I made up my mind to do this, of course, about a week before NaNo started. There are Wrimos who plot their stories out months in advance, I’ve learned; they know pretty much where they’re going to end up before they get there. I, on the other hand, barely knew where I was beginning, let alone what was going to happen from day to day. If you look back at that purple notebook, most of the early pages are full of bracketed sections in large scrawled capitals: WHAT THE HECK IS GOING ON HERE???
But I kept writing. A couple thousand words a day. Mostly written well after midnight when I was too tired to do anything but splatter indiscriminate words on the page—but still the novel kept growing longer.
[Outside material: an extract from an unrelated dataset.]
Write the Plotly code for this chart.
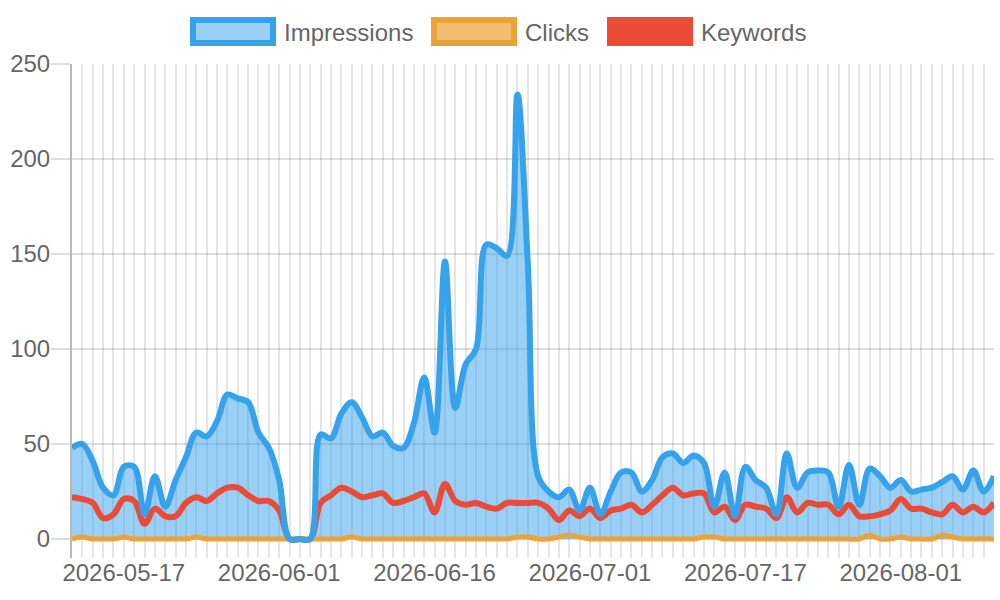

And another crazy thing happened, as I wrote: I met people. Many of them were other writers, people crazy enough to bring their laptops to Old Chicago on a Friday night. Others were old acquaintances willing to sit in the Flying M coffee shop and drink pot after pot of tea with me as I scribbled—who slowly became good friends. I introduced and re-introduced myself not as “student” or “editor” but as “novelist,” and if it got me a few weird looks, it also always started a conversation. I hung on to that.
And on November 30, “novelist” became a title I could claim in earnest: I hit my goal with words to spare! Sure, my characters hadn’t finished their ragtag quests, but they also hadn’t disappeared. I’d finished the book, I was one month closer to California, and by sheer grace I had a life that made sense again.
This life in California, this life I love more than anything— with Drew’s help, I’ve had to create it from scratch. There’s not a school or internship script here either; there’s not a ready-made way for making friends like the student life committees used to work so hard to give us. I’m glad I didn’t fly over Boise, that I had the chance to write my cheesy messy novel. Because when I got here, I knew that unscripted life is possible.
Speaking of the novel: When I shut the notebook in the end of November, my characters had ended up in an enchanted city with tunnels of glass that hovered in the sky. Didn’t see that coming. But when they/we got there, it seemed familiar.